On our return boat ride, the clouds part briefly to reveal some of the countryside through which we float, and Sunny chats animatedly about life in Vietnam, asking lots of questions about life in Europe and my relationship with Coman. While homosexuality is legal in Vietnam, here in the conservative north it’s more taboo than in the liberal south and I get the impression from Sunny that if he’d be born elsewhere he may well bat for the other team. Certainly the songs he sings wouldn’t be out of place in a drag club!
From the village of Duc we continue to the smog-cloaked city of Phu Ly and I take my leave of Sunny and Mr Minh when they drop me at the vast Muong Thank Ha Nam hotel on a busy main road. Way off the beaten track for tourists, it’s very much a hotel for Vietnamese business men - as I uncomfortably discover tomorrow - and seems completely deserted.
However when I check in the receptionist, who doesn’t speak English, passes me over a photocopy of a British passport. Confused, I point out that she already has my passport but she points to the face on it and I realise that it’s fellow Truant cyclist Carol Tindley, who apparently checked in with her husband Paul an hour ago. As far as I was aware, none of the Truants are due here until tomorrow so I’m delighted. Tonight I’ll have company for dinner!

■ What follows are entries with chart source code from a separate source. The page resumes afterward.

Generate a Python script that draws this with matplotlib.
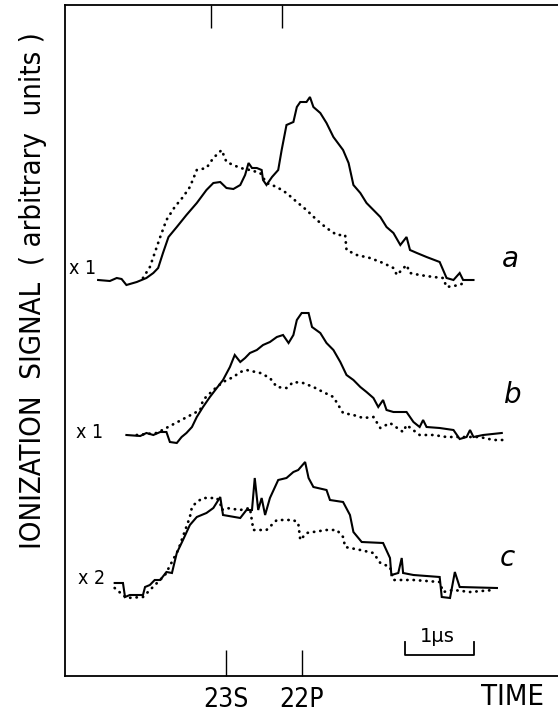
import numpy as np
import matplotlib
matplotlib.use("Agg")
import matplotlib.pyplot as plt

plt.rcParams['font.family'] = ['DejaVu Sans']

# time in microseconds, signal in arbitrary units above each trace's baseline
# trace a (x1)
a_solid_t = [0.48, 0.65, 0.75, 0.82, 0.89, 1.04, 1.18, 1.28, 1.35, 1.42, 1.50, 1.62, 1.76, 1.91,
             2.05, 2.15, 2.25, 2.34, 2.44, 2.54, 2.61, 2.66, 2.71, 2.78, 2.85, 2.87, 2.92, 3.00,
             3.09, 3.14, 3.21, 3.31, 3.36, 3.41, 3.50, 3.55, 3.60, 3.70, 3.79, 3.89, 4.03, 4.11,
             4.18, 4.28, 4.37, 4.47, 4.57, 4.66, 4.76, 4.86, 4.95, 5.00, 5.10, 5.24, 5.43, 5.53,
             5.63, 5.72, 5.77, 5.92]
a_solid_s = [0, -1, 2, 1, -5, -2, 2, 7, 12, 27, 43, 53, 65, 77,
             90, 97, 98, 92, 91, 95, 105, 117, 112, 112, 110, 100, 95, 103,
             110, 130, 155, 158, 173, 178, 178, 183, 173, 167, 157, 143, 130, 117,
             95, 87, 77, 70, 63, 53, 47, 35, 43, 30, 27, 23, 18, 2,
             0, 7, 0, 0]
a_dot_t = [1.13, 1.23, 1.30, 1.38, 1.47, 1.59, 1.71, 1.81, 1.91, 2.05, 2.15, 2.27, 2.34, 2.54,
           2.68, 2.83, 2.92, 3.07, 3.21, 3.36, 3.50, 3.65, 3.79, 3.94, 4.06, 4.08, 4.23, 4.42,
           4.61, 4.76, 4.81, 4.95, 5.00, 5.14, 5.34, 5.48, 5.53, 5.72, 5.80]
a_dot_s = [2, 13, 27, 43, 60, 73, 83, 93, 110, 112, 122, 130, 118, 112,
           110, 107, 97, 93, 87, 78, 70, 60, 52, 45, 45, 30, 25, 22,
           17, 12, 5, 15, 7, 5, 3, 2, -7, -5, -2]

# trace b (x1)
b_solid_t = [0.89, 1.09, 1.18, 1.28, 1.38, 1.47, 1.52, 1.62, 1.69, 1.76, 1.84, 1.91, 2.00, 2.10,
             2.20, 2.29, 2.39, 2.46, 2.54, 2.61, 2.68, 2.78, 2.87, 2.97, 3.07, 3.16, 3.24, 3.31,
             3.36, 3.43, 3.53, 3.58, 3.70, 3.79, 3.89, 3.99, 4.08, 4.18, 4.28, 4.37, 4.47, 4.54,
             4.61, 4.66, 4.76, 4.95, 5.05, 5.14, 5.19, 5.24, 5.43, 5.63, 5.72, 5.82, 5.87, 5.92,
             6.06, 6.33]
b_solid_s = [0, -1, 2, 0, 3, 3, -7, -8, -2, 2, 8, 18, 28, 38,
             47, 55, 68, 80, 73, 77, 82, 85, 90, 93, 98, 100, 92, 100,
             115, 122, 122, 108, 102, 92, 85, 73, 60, 55, 48, 43, 37, 28,
             35, 25, 23, 23, 13, 8, 15, 8, 7, 5, -4, -2, 5, -2,
             0, 2]
b_dot_t = [1.04, 1.33, 1.96, 2.00, 2.15, 2.29, 2.44, 2.54, 2.63, 2.83, 2.97, 3.07, 3.21, 3.31,
           3.45, 3.60, 3.74, 3.89, 4.03, 4.18, 4.32, 4.47, 4.57, 4.71, 4.90, 4.95, 5.14, 5.34,
           5.53, 5.72, 6.01, 6.21, 6.35]
b_dot_s = [0, 2, 25, 35, 45, 53, 58, 63, 65, 62, 57, 48, 47, 53,
           52, 48, 43, 38, 22, 20, 17, 18, 7, 12, 3, 10, 0, 0,
           -2, -2, -2, -5, -5]

# trace c (x2)
c_solid_t = [0.72, 0.84, 0.87, 0.94, 1.13, 1.16, 1.23, 1.30, 1.38, 1.47, 1.55, 1.62, 1.71, 1.81,
             1.91, 2.05, 2.15, 2.25, 2.29, 2.54, 2.63, 2.71, 2.75, 2.80, 2.85, 2.90, 2.97, 3.09,
             3.21, 3.31, 3.38, 3.48, 3.53, 3.60, 3.79, 3.84, 4.03, 4.13, 4.18, 4.30, 4.61, 4.71,
             4.73, 4.83, 4.88, 4.90, 5.05, 5.43, 5.46, 5.58, 5.65, 5.72, 6.26]
c_solid_s = [2, 2, -12, -10, -10, -2, 0, 5, 5, 13, 12, 32, 45, 60,
             68, 72, 77, 88, 70, 67, 75, 75, 107, 75, 87, 70, 87, 105,
             107, 113, 115, 123, 107, 98, 95, 85, 83, 70, 53, 43, 42, 27,
             10, 12, 27, 12, 10, 8, -12, -13, 13, -2, -3]
c_dot_t = [0.72, 0.89, 1.13, 1.26, 1.45, 1.64, 1.81, 1.84, 1.91, 2.00, 2.20, 2.25, 2.27, 2.34,
           2.54, 2.68, 2.73, 2.92, 3.07, 3.31, 3.38, 3.41, 3.50, 3.79, 3.94, 4.03, 4.06, 4.28,
           4.47, 4.57, 4.71, 4.76, 5.05, 5.43, 5.48, 5.63, 5.87, 6.21]
c_dot_s = [-3, -13, -12, -3, 10, 35, 68, 78, 83, 87, 87, 82, 75, 77,
           75, 77, 55, 55, 65, 65, 62, 45, 52, 55, 55, 48, 38, 35,
           32, 22, 18, 5, 5, 3, -7, -5, -7, -5]

traces = [
    (a_solid_t, a_solid_s, a_dot_t, a_dot_s, 396),
    (b_solid_t, b_solid_s, b_dot_t, b_dot_s, 241),
    (c_solid_t, c_solid_s, c_dot_t, c_dot_s, 91),
]
trace_names = ['a', 'b', 'c']
gain_labels = ['x 1', 'x 1', 'x 2']

marker_pos = [2.33, 3.43]          # bottom ticks
marker_labels = ['23S', '22P']
top_marks = [2.12, 3.14]

fig = plt.figure(figsize=(5.58, 7.17), dpi=100)
ax = fig.add_axes([65 / 558, 41 / 717, 493 / 558, 671 / 717])

for st, ss, dt, ds, off in traces:
    ax.plot(st, np.array(ss) + off, color='black', lw=1.5, solid_joinstyle='miter')
    ax.plot(dt, np.array(ds) + off, color='black', lw=2.0,
            linestyle=(0, (0.1, 2.2)), dash_capstyle='round')

ax.set_xlim(0, 493 / 69)
ax.set_ylim(0, 671)
ax.spines['right'].set_visible(False)
for s in ['left', 'bottom', 'top']:
    ax.spines[s].set_linewidth(1.3)

ax.set_yticks([])
ax.set_xticks(marker_pos)
ax.set_xticklabels(marker_labels, fontsize=19, fontstretch='condensed')
ax.tick_params(axis='x', direction='in', length=19, width=1.0, pad=8)
ax.vlines(top_marks, 648, 671, color='black', lw=1.0)

# gain and trace labels
gain_xy = [(0.26, 408), (0.36, 244), (0.39, 98)]
name_xy = [(6.45, 417), (6.49, 281), (6.41, 118)]
for (gx, gy), g in zip(gain_xy, gain_labels):
    ax.text(gx, gy, g, fontsize=14, ha='center', va='center', fontstretch='condensed')
for (nx, ny), n in zip(name_xy, trace_names):
    ax.text(nx, ny, n, fontsize=20, style='italic', ha='center', va='center')

# 1 microsecond scale bar
ax.plot([4.93, 4.93, 5.93, 5.93], [34, 21, 21, 34], color='black', lw=1.3)
ax.text(5.40, 39, '1\u03bcs', fontsize=14, ha='center', va='center')

ax.text(6.48, -21, 'TIME', fontsize=21, ha='center', va='center', clip_on=False,
        fontstretch='condensed')
fig.text(33 / 558, 1 - 291 / 717, 'IONIZATION  SIGNAL  ( arbitrary  units )',
         rotation=90, fontsize=21, ha='center', va='center', fontstretch='condensed')

fig.savefig('out.png', dpi=100)
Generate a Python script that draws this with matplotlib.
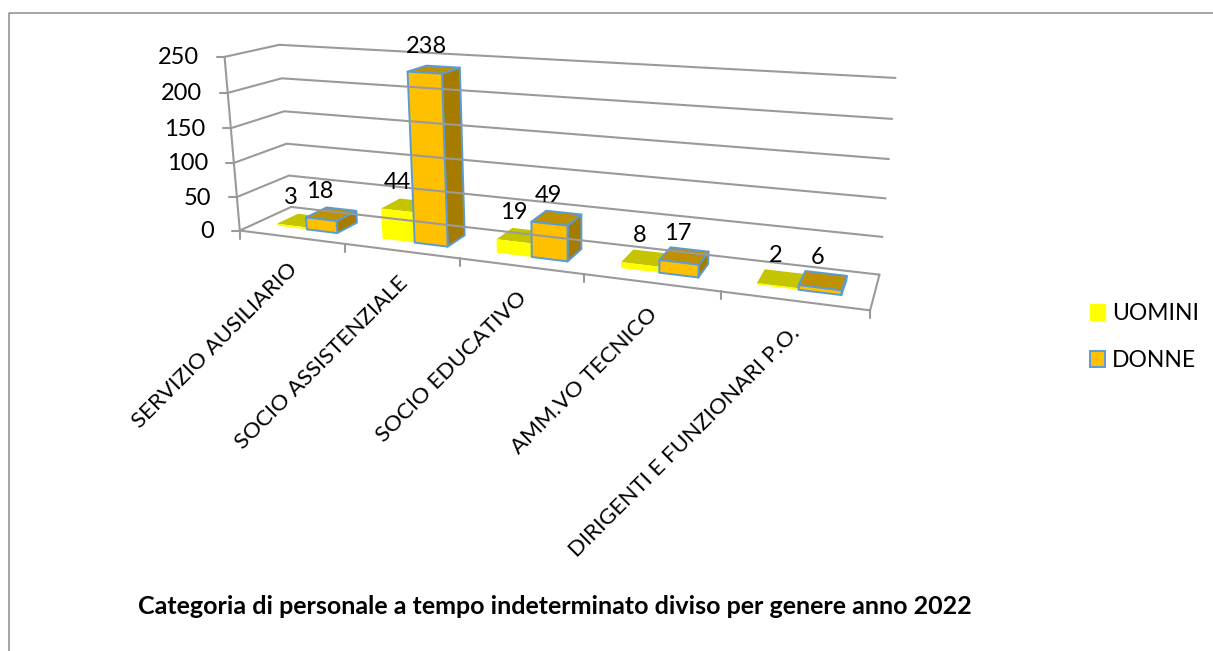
import numpy as np
import matplotlib
matplotlib.use('Agg')
import matplotlib.pyplot as plt
from matplotlib.patches import Polygon, Patch

categories = ['SERVIZIO AUSILIARIO', 'SOCIO ASSISTENZIALE', 'SOCIO EDUCATIVO',
              'AMM.VO TECNICO', 'DIRIGENTI E FUNZIONARI P.O.']
uomini = [3, 44, 19, 8, 2]
donne = [18, 238, 49, 17, 6]
y_ticks = [0, 50, 100, 150, 200, 250]
title = 'Categoria di personale a tempo indeterminato diviso per genere anno 2022'

plt.rcParams['font.family'] = ['Lato', 'DejaVu Sans']

# perspective camera fitted on the box corners: (category, depth, value) -> pixel
box = [((0, 0, 0), (240, 229.5)), ((0, 1, 0), (291, 207)), ((5, 1, 0), (879, 274)),
       ((5, 0, 0), (870.7, 309)), ((0, 0, 250), (224.7, 56.7)), ((0, 1, 250), (279, 44.7)),
       ((5, 1, 250), (895, 78)), ((1, 0, 0), (345, 245)), ((2, 0, 0), (460, 258.5)),
       ((3, 0, 0), (584, 275)), ((4, 0, 0), (720, 292)), ((0, 1, 100), (287, 143.7)),
       ((5, 1, 100), (886.7, 199))]
A, b = [], []
for (u, v, w), (px, py) in box:
    A.append([u, v, w, 1, 0, 0, 0, 0, -px*u, -px*v, -px*w])
    b.append(px)
    A.append([0, 0, 0, 0, u, v, w, 1, -py*u, -py*v, -py*w])
    b.append(py)
cam = np.append(np.linalg.lstsq(np.array(A, float), np.array(b, float), rcond=None)[0], 1).reshape(3, 4)


def project(u, v, w):
    x, y, z = cam @ np.array([u, v, w, 1.0])
    return x/z, y/z


def draw_bar(cat, start, value, front, side, top, edge=None):
    u0, u1 = cat + start, cat + start + 0.29
    v0, v1 = 0.30, 0.72
    faces = [
        ([(u1, v0, 0), (u1, v1, 0), (u1, v1, value), (u1, v0, value)], side),
        ([(u0, v0, value), (u1, v0, value), (u1, v1, value), (u0, v1, value)], top),
        ([(u0, v0, 0), (u1, v0, 0), (u1, v0, value), (u0, v0, value)], front),
    ]
    for pts, col in faces:
        ax.add_patch(Polygon([project(*p) for p in pts], closed=True, facecolor=col,
                             edgecolor=edge if edge else col,
                             linewidth=1.4 if edge else 0, joinstyle='round'))


fig = plt.figure(figsize=(12.13, 6.51), dpi=100)
ax = fig.add_axes([0, 0, 1, 1])
ax.set_xlim(0, 1213)
ax.set_ylim(651, 0)
ax.axis('off')

line = dict(color='#9a9a9a', lw=1.5, solid_capstyle='round')

# chart border
ax.plot([9, 9, 1213], [651, 12.5, 12.5], color='#8c8c8c', lw=1.1)

# walls and gridlines
for t in y_ticks:
    p = [project(0, 0, t), project(0, 1, t), project(5, 1, t)]
    ax.plot([q[0] for q in p], [q[1] for q in p], **line)
    x0, y0 = project(0, 0, t)
    ax.plot([x0 - 8, x0], [y0, y0], **line)
    ax.text(x0 - 25.5, y0 + 1, str(t), ha='right', va='center', fontsize=17, color='black')
p = [project(0, 0, 0), project(0, 0, 250)]
ax.plot([q[0] for q in p], [q[1] for q in p], **line)
p = [project(0, 0, 0), project(5, 0, 0), project(5, 1, 0)]
ax.plot([q[0] for q in p], [q[1] for q in p], **line)

# category ticks and rotated labels
for i in range(6):
    x0, y0 = project(i, 0, 0)
    ax.plot([x0, x0], [y0, y0 + 8], **line)
for i, name in enumerate(categories):
    x0, y0 = project(i + 0.5, 0, 0)
    ax.text(x0 + 3, y0 + 29, name, rotation=45, ha='right', va='center',
            rotation_mode='anchor', fontsize=16.1, color='black')

# bars, back to front
for i in range(len(categories)):
    draw_bar(i, 0.21, uomini[i], '#ffff00', '#a6a600', '#c4c400')
    draw_bar(i, 0.50, donne[i], '#ffc000', '#a67c00', '#bf9000', edge='#5b9bd5')
    for start, val in ((0.21, uomini[i]), (0.50, donne[i])):
        x0, y0 = project(i + start + 0.145, 0.5, val)
        ax.text(x0 - 5 - (4 - i)*1.5 + val*0.012, y0 - 23, str(val), ha='center', va='center',
                fontsize=17, color='black')

handles = [Patch(facecolor='#ffff00', edgecolor='#ffff00', label='UOMINI'),
           Patch(facecolor='#ffc000', edgecolor='#5b9bd5', linewidth=1.4, label='DONNE')]
ax.legend(handles=handles, loc='upper left', bbox_to_anchor=(1081, 294), bbox_transform=ax.transData,
          frameon=False, fontsize=16.5, handlelength=0.65, handleheight=0.65, handletextpad=0.3,
          labelspacing=1.13, borderpad=0.4, borderaxespad=0)

ax.text(555, 606, title, ha='center', va='center', fontsize=18, fontweight='bold', color='black')

fig.savefig('out.png', dpi=100)
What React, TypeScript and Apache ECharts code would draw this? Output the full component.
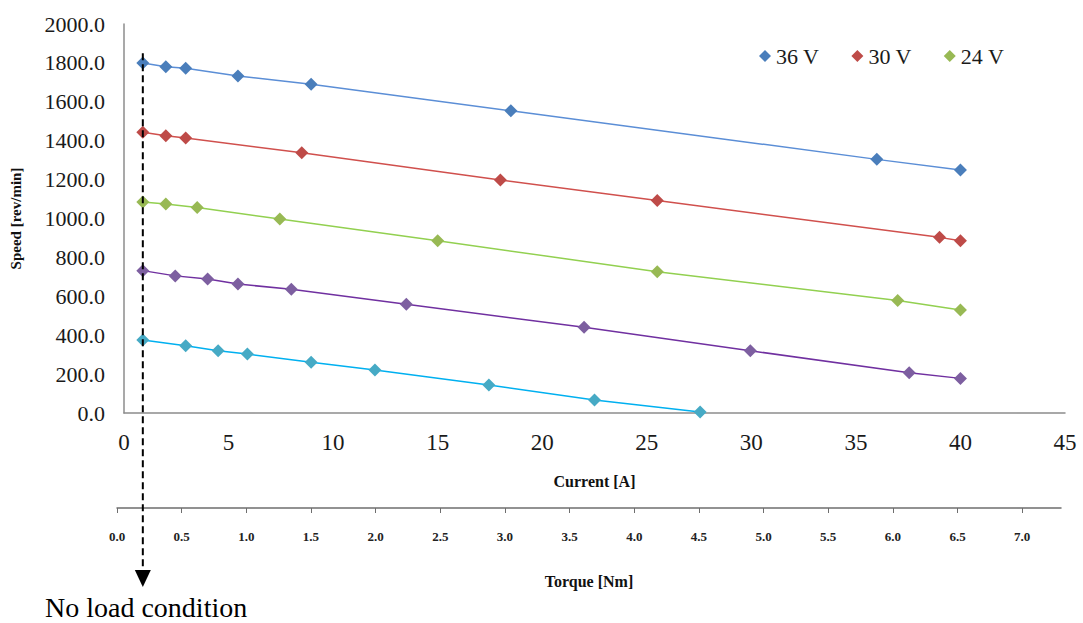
import React, { useEffect, useRef } from "react";
import * as echarts from "echarts";

// ---- data ----
const current36 = [0.9, 2.0, 2.95, 5.45, 8.95, 18.5, 36.0, 40.0];
const speed36 = [1800, 1780, 1772, 1733, 1690, 1554, 1304, 1249];

const current30 = [0.9, 2.0, 2.95, 8.5, 18.0, 25.5, 39.0, 40.0];
const speed30 = [1443, 1426, 1414, 1338, 1198, 1092, 903, 886];

const current24 = [0.9, 2.0, 3.5, 7.45, 15.0, 25.5, 37.0, 40.0];
const speed24 = [1085, 1075, 1057, 997, 886, 726, 579, 530];

const current18 = [0.9, 2.45, 4.0, 5.45, 8.0, 13.5, 22.0, 29.95, 37.55, 40.0];
const speed18 = [732, 705, 689, 663, 636, 559, 441, 320, 207, 178];

const current12 = [0.9, 2.95, 4.5, 5.9, 8.95, 12.0, 17.45, 22.5, 27.55];
const speed12 = [375, 346, 320, 303, 261, 221, 144, 67, 5];

const seriesNames = ["36 V", "30 V", "24 V", "18 V", "12 V"];
const legendNames = ["36 V", "30 V", "24 V"];
const torqueTicks = [0, 0.5, 1, 1.5, 2, 2.5, 3, 3.5, 4, 4.5, 5, 5.5, 6, 6.5, 7];
const noLoadCurrent = 0.9;
const noLoadTopSpeed = 1850;
const noLoadLabel = "No load condition";

const markerColors = ["#4A7EBB", "#BE4B48", "#98B954", "#7D5FA0", "#46AAC5"];
const lineColors = ["#5B8ED6", "#D0504D", "#92D050", "#7030A0", "#00B0F0"];

const SERIF = "Liberation Serif";

function zip(xs: number[], ys: number[]) {
  return xs.map((x, i) => [x, ys[i]]);
}

export default function App() {
  const ref = useRef<HTMLDivElement>(null);

  useEffect(() => {
    if (!ref.current) return;
    const chart = echarts.init(ref.current, null, { renderer: "svg" });
    const xs = [current36, current30, current24, current18, current12];
    const ys = [speed36, speed30, speed24, speed18, speed12];

    chart.setOption({
      animation: false,
      backgroundColor: "#ffffff",
      textStyle: { fontFamily: SERIF },
      legend: {
        data: legendNames,
        left: 754,
        top: 40,
        icon: "diamond",
        itemWidth: 12,
        itemHeight: 12,
        itemGap: 32,
        textStyle: { fontFamily: SERIF, fontSize: 22, color: "#1a1a1a" },
      },
      grid: [
        { left: 118, top: 24, width: 947, height: 389, containLabel: false },
        { left: 117, top: 507, width: 944, height: 1, containLabel: false },
      ],
      xAxis: [
        {
          type: "value",
          gridIndex: 0,
          min: 0,
          max: 45,
          interval: 5,
          name: "Current [A]",
          nameLocation: "middle",
          nameGap: 60,
          nameTextStyle: { fontFamily: SERIF, fontSize: 16, fontWeight: "bold", color: "#111" },
          axisLine: { lineStyle: { color: "#8c8c8c", width: 1.5 } },
          axisTick: { show: false },
          splitLine: { show: false },
          axisLabel: { fontFamily: SERIF, fontSize: 23, color: "#1a1a1a", margin: 18 },
        },
        {
          type: "value",
          gridIndex: 1,
          min: 0,
          max: 7.3,
          name: "Torque [Nm]",
          nameLocation: "middle",
          nameGap: 65,
          nameTextStyle: { fontFamily: SERIF, fontSize: 16, fontWeight: "bold", color: "#111" },
          axisLine: { lineStyle: { color: "#6e6e6e", width: 1.5 } },
          axisTick: { show: true, length: 5, customValues: torqueTicks, lineStyle: { color: "#6e6e6e" } },
          splitLine: { show: false },
          axisLabel: {
            customValues: torqueTicks,
            fontFamily: SERIF,
            fontSize: 13,
            fontWeight: "bold",
            color: "#222",
            margin: 22,
            formatter: (v: number) => v.toFixed(1),
          },
        },
      ],
      yAxis: [
        {
          type: "value",
          gridIndex: 0,
          min: 0,
          max: 2000,
          interval: 200,
          name: "Speed [rev/min]",
          nameLocation: "middle",
          nameGap: 101,
          nameTextStyle: { fontFamily: SERIF, fontSize: 15, fontWeight: "bold", color: "#111" },
          axisLine: { show: true, lineStyle: { color: "#8c8c8c", width: 1.5 } },
          axisTick: { show: false },
          splitLine: { show: false },
          axisLabel: {
            fontFamily: SERIF,
            fontSize: 22,
            color: "#1a1a1a",
            margin: 19,
            formatter: (v: number) => v.toFixed(1),
          },
        },
        {
          type: "value",
          gridIndex: 1,
          show: false,
        },
      ],
      series: seriesNames.map((name, i) => ({
        name,
        type: "line",
        xAxisIndex: 0,
        yAxisIndex: 0,
        data: zip(xs[i], ys[i]),
        symbol: "diamond",
        symbolSize: 13,
        itemStyle: { color: markerColors[i] },
        lineStyle: { color: lineColors[i], width: 1.5 },
        z: 3,
      })),
    });

    const [px, pyTop] = chart.convertToPixel({ xAxisIndex: 0, yAxisIndex: 0 }, [noLoadCurrent, noLoadTopSpeed]) as number[];
    const arrowTip = 587;
    const arrowTop = 570;
    chart.setOption({
      graphic: [
        {
          type: "line",
          shape: { x1: px, y1: pyTop, x2: px, y2: arrowTop },
          style: { stroke: "#000", lineWidth: 2, lineDash: [7, 4] },
          z: 10,
        },
        {
          type: "polygon",
          shape: { points: [[px - 8, arrowTop], [px + 8, arrowTop], [px, arrowTip]] },
          style: { fill: "#000" },
          z: 10,
        },
        {
          type: "text",
          left: 45,
          top: 593,
          style: { text: noLoadLabel, fontFamily: SERIF, fontSize: 28, fill: "#000" },
          z: 10,
        },
      ],
    });

    return () => chart.dispose();
  }, []);

  return (
    <div
      ref={ref}
      style={{ position: "fixed", left: 0, top: 0, width: 1083, height: 623, background: "#fff" }}
    />
  );
}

It’s still only mid-afternoon so, mindful of the fact that it’s the start of the working week back in London, I catch up on emails and after a bath wander down to the lobby where Paul and Carol are waiting for me, drinking cocktails along with another fellow Truant, Malcolm. With many stories to catch up on, and drinks proving remarkably cheap, we chat for hours, moving on to dinner in the enormous yet empty restaurant, before eventually making it to bed just before midnight.
The holiday is now officially at an end, for tomorrow a new road lies ahead… I’ll prepare to cycle 250km raising money for charity in the company of 50 other madmen and women in some of the remotest parts of the country. Thankfully tonight I sleep very well indeed.